Water (Jan 2022)

A Holocene Sedimentary Record and the Impact of Sea-Level Rise in the Karst Lake Velo Blato and the Wetlands on Pag Island (Croatia)

  • Nikolina Ilijanić,
  • Slobodan Miko,
  • Ivona Ivkić Filipović,
  • Ozren Hasan,
  • Martina Šparica Miko,
  • Branko Petrinec,
  • Josip Terzić,
  • Tamara Marković

DOI
https://doi.org/10.3390/w14030342
Journal volume & issue
Vol. 14, no. 3
p. 342

Abstract

Read online

Lakes in coastal lowland areas represent a critically vulnerable environment as a transitional space between freshwater and seawater environments. The paleoenvironmental reconstruction and anthropogenic impact are assessed through the lake sediment cores from Velo, Malo, and Kolanjsko Blato using multi-proxy analyses (sedimentological, mineralogical, geochemical, 137Cs and ostracod analyses, and AMS 14C radiocarbon dating). The freshwater lake Velo Blato was formed at 8100 cal yr BP due to rising groundwater levels as a consequence of sea-level rise.
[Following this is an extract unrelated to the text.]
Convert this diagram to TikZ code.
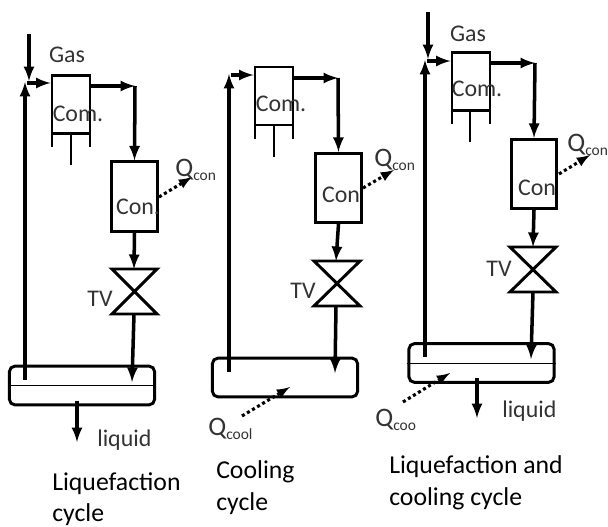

The brackish conditions in Lake Velo Blato started at 7100 cal yr BP, giving the index point for the sea-level curve of 7-m lower than present. Lead concentrations showed slightly increased values in the last 1800 cal yr BP, while the spike in Malo Blato lake sediments probably derived from bird hunting with lead bullets. Kolanjsko Blato sediment core archives the sediment record of the last 2050 years, which represents a shallow brackish coastal wetland under marine influence. Enrichment factors showed the accumulation of Cu, Hg, P, Pb, S, and Zn in the sediments from Kolanjsko Blato in the last 650 cal yr BP, which coincides with the high organic carbon content, and in sediments from Malo Blato after the lake’s formation (from the depth of 20 cm upwards). Anthropogenic Cu introduced into the Kolanjsko Blato sediments is the highest in the surface sample. Surficial sediments from Velo Blato are characterized by the high organic carbon, S, P, and N content, indicating high productivity and eutrophication which led to occasional anoxic conditions on the lake bottom in the last 200 years.